§ **PROMPT**
Reproduce the listing below exactly, beginning with its first line and ending with the line that holds "35.3, 34.2, 33];"; pictures are not part of the copy.

== SUPPLIED MATERIAL ==

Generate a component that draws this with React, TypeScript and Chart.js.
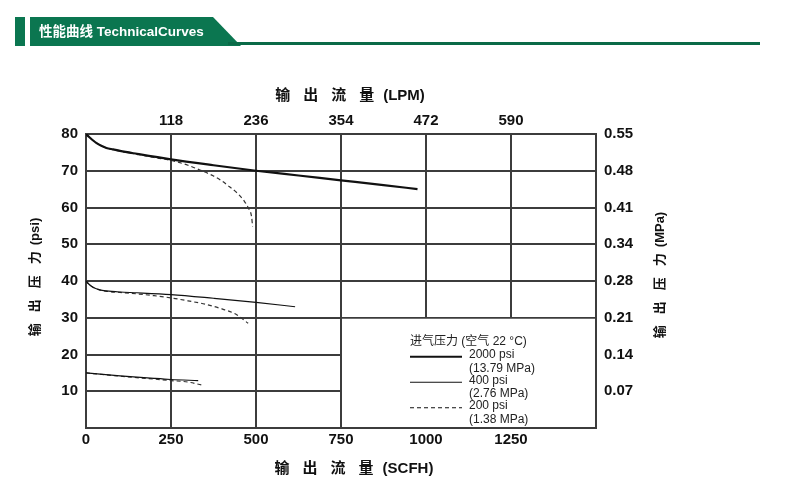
import React, { useEffect, useRef } from "react";
import { Chart, registerables } from "chart.js";

Chart.register(...registerables);

// ---- axis tick labels ----
const scfhTickLabels = [0, 250, 500, 750, 1000, 1250];
const lpmTickLabels = [118, 236, 354, 472, 590];
const psiTickLabels = [10, 20, 30, 40, 50, 60, 70, 80];
const mpaTickLabels = ["0.07", "0.14", "0.21", "0.28", "0.34", "0.41", "0.48", "0.55"];

// ---- series (flow SCFH -> outlet psi) ----
const highSolidFlow = [0, 10, 20, 30, 45, 60, 80, 100, 150, 250, 375, 500, 625, 750, 875, 975];
const highSolidPsi = [80, 79.1, 78.3, 77.6, 76.8, 76.2, 75.8, 75.4, 74.6, 73.1, 71.5, 70, 68.7, 67.4, 66.1, 65];

const highDashFlow = [0, 10, 20, 30, 45, 60, 80, 100, 150, 200, 250, 300, 335, 370, 395, 420, 445, 465, 478, 487, 490];
const highDashPsi = [80, 79.1, 78.3, 77.6, 76.8, 76.2, 75.7, 75.3, 74.5, 73.6, 72.8, 71.5, 70.2, 68.8, 67.5, 65.8, 63.9, 61.8, 59.8, 57.5, 54.8];

const midSolidFlow = [0, 8, 16, 25, 40, 60, 100, 150, 250, 375, 500, 615];
const midSolidPsi = [40, 39.2, 38.6, 38.1, 37.6, 37.3, 37.0, 36.8, 36.3, 35.3, 34.2, 33];

const midDashFlow = [0, 8, 16, 25, 40, 60, 100, 150, 200, 250, 300, 350, 400, 440, 477];
const midDashPsi = [40, 39.2, 38.6, 38.1, 37.6, 37.2, 36.9, 36.5, 36, 35.4, 34.6, 33.7, 32.4, 31, 28.5];

const lowSolidFlow = [0, 100, 200, 250, 330];
const lowSolidPsi = [15, 14.2, 13.5, 13.2, 12.9];

const lowDashFlow = [0, 100, 200, 250, 300, 340];
const lowDashPsi = [15, 14.1, 13.3, 12.9, 12.5, 11.7];

// ---- legend ----
const legendTitle = "进气压力 (空气 22 °C)";
const legendLabels = ["2000 psi", "400 psi", "200 psi"];
const legendSubLabels = ["(13.79 MPa)", "(2.76 MPa)", "(1.38 MPa)"];

const headerText = "性能曲线 TechnicalCurves";
const flowTitleChars = ["输", "出", "流", "量"];
const pressureTitleChars = ["输", "出", "压", "力"];

const FONT = '"Liberation Sans", Arial, "Noto Sans CJK SC", sans-serif';
const GRID = "#3c3c3c";
const INK = "#111";

const pts = (xs: number[], ys: number[]) => xs.map((x, i) => ({ x, y: ys[i] }));

function drawSpaced(
  ctx: CanvasRenderingContext2D,
  chars: string[],
  suffix: string,
  pitch: number,
  gap: number
) {
  const charW = ctx.measureText(chars[0]).width;
  const sufW = ctx.measureText(suffix).width;
  const total = (chars.length - 1) * pitch + charW + gap + sufW;
  const x = -total / 2;
  ctx.textAlign = "left";
  ctx.textBaseline = "middle";
  chars.forEach((c, i) => ctx.fillText(c, x + i * pitch, 0));
  ctx.fillText(suffix, x + (chars.length - 1) * pitch + charW + gap, 0);
}

const decorPlugin = {
  id: "decor",
  beforeDraw(chart: any) {
    const ctx: CanvasRenderingContext2D = chart.ctx;
    ctx.save();
    ctx.fillStyle = "#ffffff";
    ctx.fillRect(0, 0, chart.width, chart.height);
    // header
    ctx.fillStyle = "#0b7650";
    ctx.fillRect(15, 17, 10, 29);
    ctx.beginPath();
    ctx.moveTo(30, 17);
    ctx.lineTo(213, 17);
    ctx.lineTo(241, 46);
    ctx.lineTo(30, 46);
    ctx.closePath();
    ctx.fill();
    ctx.fillStyle = "#0a6a47";
    ctx.fillRect(228, 42, 532, 3);
    ctx.fillStyle = "#ffffff";
    ctx.font = `bold 13.5px ${FONT}`;
    ctx.textBaseline = "middle";
    ctx.textAlign = "left";
    ctx.fillText(headerText, 39, 32.5);
    ctx.restore();
  },
  beforeDatasetsDraw(chart: any) {
    const ctx: CanvasRenderingContext2D = chart.ctx;
    const xs = chart.scales.x;
    const ys = chart.scales.y;
    const a = chart.chartArea;
    const lx = xs.getPixelForValue(750);
    const ty = ys.getPixelForValue(30);
    ctx.save();
    ctx.fillStyle = "#ffffff";
    ctx.fillRect(lx + 1, ty + 1, a.right - 1 - (lx + 1), a.bottom - 1 - (ty + 1));
    ctx.restore();
  },
  afterDatasetsDraw(chart: any) {
    const ctx: CanvasRenderingContext2D = chart.ctx;
    const xs = chart.scales.x;
    const ys = chart.scales.y;
    const a = chart.chartArea;
    const bx = xs.getPixelForValue(750);
    const by = ys.getPixelForValue(30);
    ctx.save();
    // legend
    ctx.fillStyle = "#222";
    ctx.font = `12px ${FONT}`;
    ctx.textAlign = "left";
    ctx.textBaseline = "middle";
    const lx0 = bx + 69;
    ctx.fillText(legendTitle, lx0, by + 24);
    const styles = [
      { w: 2.2, dash: [] as number[] },
      { w: 1.1, dash: [] as number[] },
      { w: 1.1, dash: [4, 3] },
    ];
    legendLabels.forEach((lab, i) => {
      const y = by + 38 + i * 25.5;
      ctx.strokeStyle = "#111";
      ctx.lineWidth = styles[i].w;
      ctx.setLineDash(styles[i].dash);
      ctx.beginPath();
      ctx.moveTo(lx0, y + 1);
      ctx.lineTo(lx0 + 52, y + 1);
      ctx.stroke();
      ctx.setLineDash([]);
      ctx.fillText(lab, lx0 + 59, y - 1);
      ctx.fillText(legendSubLabels[i], lx0 + 59, y + 12.5);
    });

    // axis titles
    ctx.fillStyle = INK;
    ctx.font = `bold 15px ${FONT}`;
    const cx = (a.left + a.right) / 2;
    ctx.save();
    ctx.translate(cx + 9, 96);
    drawSpaced(ctx, flowTitleChars, "(LPM)", 28, 9);
    ctx.restore();
    ctx.save();
    ctx.translate(cx + 13, 469);
    drawSpaced(ctx, flowTitleChars, "(SCFH)", 28, 9);
    ctx.restore();

    ctx.font = `bold 13px ${FONT}`;
    const cy = (a.top + a.bottom) / 2;
    ctx.save();
    ctx.translate(35, cy - 4);
    ctx.rotate(-Math.PI / 2);
    drawSpaced(ctx, pressureTitleChars, "(psi)", 24, 6);
    ctx.restore();
    ctx.save();
    ctx.translate(660, cy - 6);
    ctx.rotate(-Math.PI / 2);
    drawSpaced(ctx, pressureTitleChars, "(MPa)", 24, 6);
    ctx.restore();
    ctx.restore();
  },
};

export default function App() {
  const ref = useRef<HTMLCanvasElement | null>(null);

  useEffect(() => {
    if (!ref.current) return;
    const tickFont = { family: FONT, size: 15, weight: "bold" as const };
    const line = (data: any, width: number, dash: number[] = [], color = "#111") => ({
      data,
      borderColor: color,
      borderWidth: width,
      borderDash: dash,
      pointRadius: 0,
      fill: false,
      cubicInterpolationMode: "monotone" as const,
    });
    const chart = new Chart(ref.current, {
      type: "line",
      data: {
        datasets: [
          { label: "2000 psi", ...line(pts(highSolidFlow, highSolidPsi), 2.2) },
          { label: "200 psi", ...line(pts(highDashFlow, highDashPsi), 1.2, [4, 3], "#333") },
          { label: "400 psi", ...line(pts(midSolidFlow, midSolidPsi), 1.2) },
          { label: "200 psi", ...line(pts(midDashFlow, midDashPsi), 1.2, [4, 3], "#333") },
          { label: "400 psi", ...line(pts(lowSolidFlow, lowSolidPsi), 1.2) },
          { label: "200 psi", ...line(pts(lowDashFlow, lowDashPsi), 1.2, [4, 3], "#333") },
        ] as any,
      },
      options: {
        animation: false,
        responsive: false,
        devicePixelRatio: 1,
        layout: { padding: 0 },
        plugins: { legend: { display: false }, tooltip: { enabled: false }, title: { display: false } },
        scales: {
          x: {
            type: "linear",
            position: "bottom",
            min: 0,
            max: 1500,
            afterFit: (s: any) => { s.height = 64; },
            afterBuildTicks: (s: any) => {
              s.ticks = [0, 250, 500, 750, 1000, 1250, 1500].map((v) => ({ value: v }));
            },
            ticks: {
              padding: 3,
              color: INK,
              font: tickFont,
              maxRotation: 0,
              autoSkip: false,
              callback: (v: any) => (scfhTickLabels.includes(Number(v)) ? String(v) : ""),
            },
            grid: { color: GRID, lineWidth: 2, drawTicks: false },
            border: { display: true, color: GRID, width: 2 },
          },
          xTop: {
            type: "linear",
            position: "top",
            min: 0,
            max: 708,
            afterFit: (s: any) => { s.height = 134; },
            afterBuildTicks: (s: any) => {
              s.ticks = [0, 118, 236, 354, 472, 590, 708].map((v) => ({ value: v }));
            },
            ticks: {
              padding: 4,
              color: INK,
              font: tickFont,
              maxRotation: 0,
              autoSkip: false,
              callback: (v: any) => (lpmTickLabels.includes(Number(v)) ? String(v) : ""),
            },
            grid: { display: false, drawTicks: false },
            border: { display: true, color: GRID, width: 2 },
          },
          y: {
            type: "linear",
            position: "left",
            min: 0,
            max: 80,
            afterFit: (s: any) => { s.width = 86; },
            afterBuildTicks: (s: any) => {
              s.ticks = [0, 10, 20, 30, 40, 50, 60, 70, 80].map((v) => ({ value: v }));
            },
            ticks: {
              padding: 8,
              color: INK,
              font: tickFont,
              autoSkip: false,
              callback: (v: any) => (psiTickLabels.includes(Number(v)) ? String(v) : ""),
            },
            grid: { color: GRID, lineWidth: 2, drawTicks: false },
            border: { display: true, color: GRID, width: 2 },
          },
          yRight: {
            type: "linear",
            position: "right",
            min: 0,
            max: 80,
            afterFit: (s: any) => { s.width = 204; },
            afterBuildTicks: (s: any) => {
              s.ticks = [0, 10, 20, 30, 40, 50, 60, 70, 80].map((v) => ({ value: v }));
            },
            ticks: {
              padding: 8,
              color: INK,
              font: tickFont,
              autoSkip: false,
              callback: (v: any) => {
                const i = Math.round(Number(v) / 10) - 1;
                return i >= 0 && i < mpaTickLabels.length ? mpaTickLabels[i] : "";
              },
            },
            grid: { display: false, drawTicks: false },
            border: { display: true, color: GRID, width: 2 },
          },
        },
      } as any,
      plugins: [decorPlugin],
    });
    return () => chart.destroy();
  }, []);

  return (
    <div style={{ position: "fixed", left: 0, top: 0, width: 800, height: 492, background: "#fff" }}>
      <canvas ref={ref} width={800} height={492} style={{ width: 800, height: 492, display: "block" }} />
    </div>
  );
}
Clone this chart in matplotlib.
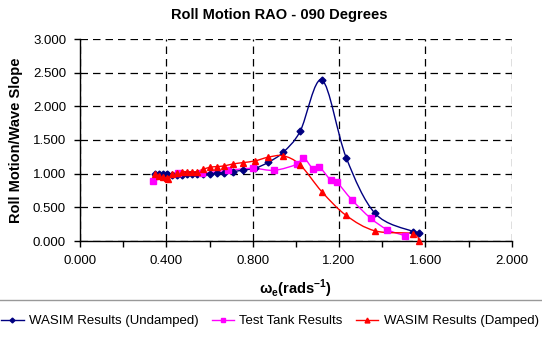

===

§ **RESPONSE TO THE EXERCISE**
Generate a component that draws this with React, TypeScript and Chart.js.
import React, { useEffect, useRef } from "react";
import { Chart, registerables } from "chart.js";

Chart.register(...registerables);

// ---- axis tick labels ----
const scfhTickLabels = [0, 250, 500, 750, 1000, 1250];
const lpmTickLabels = [118, 236, 354, 472, 590];
const psiTickLabels = [10, 20, 30, 40, 50, 60, 70, 80];
const mpaTickLabels = ["0.07", "0.14", "0.21", "0.28", "0.34", "0.41", "0.48", "0.55"];

// ---- series (flow SCFH -> outlet psi) ----
const highSolidFlow = [0, 10, 20, 30, 45, 60, 80, 100, 150, 250, 375, 500, 625, 750, 875, 975];
const highSolidPsi = [80, 79.1, 78.3, 77.6, 76.8, 76.2, 75.8, 75.4, 74.6, 73.1, 71.5, 70, 68.7, 67.4, 66.1, 65];

const highDashFlow = [0, 10, 20, 30, 45, 60, 80, 100, 150, 200, 250, 300, 335, 370, 395, 420, 445, 465, 478, 487, 490];
const highDashPsi = [80, 79.1, 78.3, 77.6, 76.8, 76.2, 75.7, 75.3, 74.5, 73.6, 72.8, 71.5, 70.2, 68.8, 67.5, 65.8, 63.9, 61.8, 59.8, 57.5, 54.8];

const midSolidFlow = [0, 8, 16, 25, 40, 60, 100, 150, 250, 375, 500, 615];
const midSolidPsi = [40, 39.2, 38.6, 38.1, 37.6, 37.3, 37.0, 36.8, 36.3, 35.3, 34.2, 33];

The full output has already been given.